If you are a business owner, you don’t need reminding that the accounting end of the business is one of the most important – and one of the most tedious – responsibilities. It is vital to keep accurate records of your expenses, profits and losses and more. In this blog let’s take a moment to review the essentials of Business Accounting 101.
The three basic activities of business accounting are identifying, recording and communicating the whole of the economic activities that take place in your company. The person charged with the responsibility of tracking this information should possess some training and the more formal the better. In other words, it would be best if the individual had taken college courses in accounting because the depth of knowledge required to maintain accurate records and understand the ‘ins and outs’ of business finance demand a knowledge of bookkeeping and associated skills. Business accounting may also require the ability to read financial statements and provide analysis and interpretation of financial information.

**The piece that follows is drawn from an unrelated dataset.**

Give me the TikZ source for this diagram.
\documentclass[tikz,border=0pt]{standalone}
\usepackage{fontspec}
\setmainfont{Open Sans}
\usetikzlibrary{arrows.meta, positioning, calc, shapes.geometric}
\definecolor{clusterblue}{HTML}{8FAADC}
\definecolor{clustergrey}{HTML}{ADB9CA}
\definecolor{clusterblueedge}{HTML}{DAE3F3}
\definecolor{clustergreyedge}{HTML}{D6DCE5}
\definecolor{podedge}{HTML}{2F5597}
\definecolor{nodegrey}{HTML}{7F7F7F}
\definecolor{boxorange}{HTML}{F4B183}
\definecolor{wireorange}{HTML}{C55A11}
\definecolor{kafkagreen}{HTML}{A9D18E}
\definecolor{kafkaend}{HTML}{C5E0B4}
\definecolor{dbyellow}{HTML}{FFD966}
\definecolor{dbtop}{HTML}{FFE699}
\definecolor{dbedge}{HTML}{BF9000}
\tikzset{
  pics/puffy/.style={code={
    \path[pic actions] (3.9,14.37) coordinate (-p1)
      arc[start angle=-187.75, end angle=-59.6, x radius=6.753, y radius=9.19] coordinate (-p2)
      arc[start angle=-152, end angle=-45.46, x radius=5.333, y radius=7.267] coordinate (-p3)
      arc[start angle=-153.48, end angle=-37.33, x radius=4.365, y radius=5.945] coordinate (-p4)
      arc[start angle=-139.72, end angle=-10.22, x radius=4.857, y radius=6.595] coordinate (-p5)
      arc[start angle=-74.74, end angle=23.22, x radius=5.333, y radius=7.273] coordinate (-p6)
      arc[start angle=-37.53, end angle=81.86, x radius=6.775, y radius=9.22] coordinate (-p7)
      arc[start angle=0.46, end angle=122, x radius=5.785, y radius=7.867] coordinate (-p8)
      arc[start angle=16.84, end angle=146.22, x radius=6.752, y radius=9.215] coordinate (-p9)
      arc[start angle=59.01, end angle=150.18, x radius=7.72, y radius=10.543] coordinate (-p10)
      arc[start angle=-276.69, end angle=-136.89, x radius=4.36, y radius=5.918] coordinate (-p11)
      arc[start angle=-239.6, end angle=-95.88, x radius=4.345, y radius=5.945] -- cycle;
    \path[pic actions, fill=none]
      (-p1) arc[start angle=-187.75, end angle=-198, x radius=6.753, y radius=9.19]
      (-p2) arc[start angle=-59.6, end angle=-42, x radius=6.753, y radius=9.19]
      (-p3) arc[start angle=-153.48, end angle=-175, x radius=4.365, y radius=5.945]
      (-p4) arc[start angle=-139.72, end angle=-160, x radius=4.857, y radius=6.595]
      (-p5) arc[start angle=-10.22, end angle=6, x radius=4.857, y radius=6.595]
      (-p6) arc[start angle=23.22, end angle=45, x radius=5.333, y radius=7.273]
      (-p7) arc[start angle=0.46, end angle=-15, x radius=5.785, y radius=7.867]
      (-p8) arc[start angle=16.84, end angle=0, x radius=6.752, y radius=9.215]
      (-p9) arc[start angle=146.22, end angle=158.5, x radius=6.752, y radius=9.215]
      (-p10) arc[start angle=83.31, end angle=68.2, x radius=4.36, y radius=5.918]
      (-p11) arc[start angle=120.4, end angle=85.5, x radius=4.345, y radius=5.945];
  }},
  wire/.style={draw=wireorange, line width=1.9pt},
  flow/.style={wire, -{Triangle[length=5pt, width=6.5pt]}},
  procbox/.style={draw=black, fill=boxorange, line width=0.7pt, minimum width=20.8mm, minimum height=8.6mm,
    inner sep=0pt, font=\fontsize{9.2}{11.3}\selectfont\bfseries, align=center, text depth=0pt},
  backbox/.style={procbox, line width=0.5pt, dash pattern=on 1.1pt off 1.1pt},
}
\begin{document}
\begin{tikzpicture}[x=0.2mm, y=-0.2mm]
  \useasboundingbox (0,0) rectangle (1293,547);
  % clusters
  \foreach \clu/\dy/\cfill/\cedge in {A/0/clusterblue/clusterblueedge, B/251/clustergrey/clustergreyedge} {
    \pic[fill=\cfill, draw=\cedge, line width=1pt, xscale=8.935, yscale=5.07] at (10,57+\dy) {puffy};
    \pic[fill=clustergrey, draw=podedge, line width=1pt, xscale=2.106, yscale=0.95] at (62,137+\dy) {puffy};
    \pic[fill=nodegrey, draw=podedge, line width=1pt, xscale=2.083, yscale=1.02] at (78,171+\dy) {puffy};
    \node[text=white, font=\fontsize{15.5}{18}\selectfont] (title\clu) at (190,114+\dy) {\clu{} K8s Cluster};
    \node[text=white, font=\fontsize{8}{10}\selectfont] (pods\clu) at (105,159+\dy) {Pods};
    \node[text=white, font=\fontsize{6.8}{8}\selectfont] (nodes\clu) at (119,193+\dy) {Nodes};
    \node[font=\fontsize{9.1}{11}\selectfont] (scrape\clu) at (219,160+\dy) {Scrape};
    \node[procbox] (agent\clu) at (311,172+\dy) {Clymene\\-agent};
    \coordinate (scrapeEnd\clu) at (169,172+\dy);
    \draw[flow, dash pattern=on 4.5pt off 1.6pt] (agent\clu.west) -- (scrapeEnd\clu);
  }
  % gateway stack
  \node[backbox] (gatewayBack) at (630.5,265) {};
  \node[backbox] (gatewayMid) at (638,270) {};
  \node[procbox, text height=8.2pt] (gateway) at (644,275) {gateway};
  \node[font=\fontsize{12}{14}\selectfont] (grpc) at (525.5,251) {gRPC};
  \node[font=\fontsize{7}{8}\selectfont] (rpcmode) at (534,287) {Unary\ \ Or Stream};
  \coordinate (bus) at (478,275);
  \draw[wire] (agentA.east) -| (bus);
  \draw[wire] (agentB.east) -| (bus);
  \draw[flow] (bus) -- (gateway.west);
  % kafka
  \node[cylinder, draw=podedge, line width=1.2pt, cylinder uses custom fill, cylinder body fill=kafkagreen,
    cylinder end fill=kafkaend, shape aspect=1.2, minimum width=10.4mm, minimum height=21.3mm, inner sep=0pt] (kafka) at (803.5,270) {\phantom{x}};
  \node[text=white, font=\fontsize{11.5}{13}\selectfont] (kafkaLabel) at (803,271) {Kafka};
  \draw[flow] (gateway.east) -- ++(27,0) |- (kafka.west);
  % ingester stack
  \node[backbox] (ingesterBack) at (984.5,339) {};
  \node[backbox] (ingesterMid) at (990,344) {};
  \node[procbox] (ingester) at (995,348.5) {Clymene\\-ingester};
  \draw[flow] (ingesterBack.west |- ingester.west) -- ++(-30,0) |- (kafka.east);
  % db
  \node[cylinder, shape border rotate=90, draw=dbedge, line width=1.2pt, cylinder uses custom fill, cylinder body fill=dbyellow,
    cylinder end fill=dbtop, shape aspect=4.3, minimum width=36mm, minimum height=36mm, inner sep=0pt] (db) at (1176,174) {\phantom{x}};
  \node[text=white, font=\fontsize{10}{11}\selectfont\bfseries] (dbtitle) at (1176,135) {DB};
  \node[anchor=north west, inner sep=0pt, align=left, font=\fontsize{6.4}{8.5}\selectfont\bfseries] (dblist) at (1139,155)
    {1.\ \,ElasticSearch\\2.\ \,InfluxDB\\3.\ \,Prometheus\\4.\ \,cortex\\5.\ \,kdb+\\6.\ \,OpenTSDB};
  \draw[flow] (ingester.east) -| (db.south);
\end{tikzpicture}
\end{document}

Business accounting is valuable for both internal and external users – for different reasons. Internal users need up-to-date financial information to continue to run their business and keep it financially solvent and afloat. External users can be stakeholders such as the government, creditors or investors.
At its most basic, business accounting creates the documentation that describes what a business owns, or its assets, and what it owes, or its liabilities. The liabilities are then further divided into credit and investor debts leaving the equation that is common to all accountants and bookkeepers.
“Assets = Liabilities + Stockholders’ Equity”
Now, if you have been a long-time business owner you may be thinking this blog is too elementary. However, it is the experience of many consulting groups that small and medium sized business owners tend to push off or otherwise wait to keep track of their business finances – which will eventually land them in trouble with their creditors or the IRS.
Those who are responsible for overseeing the accounting of a firm’s finances should be knowledgeable about Generally Accepted Accounting Principles (GAAP). These are rules that help to ensure all companies report in the same manner.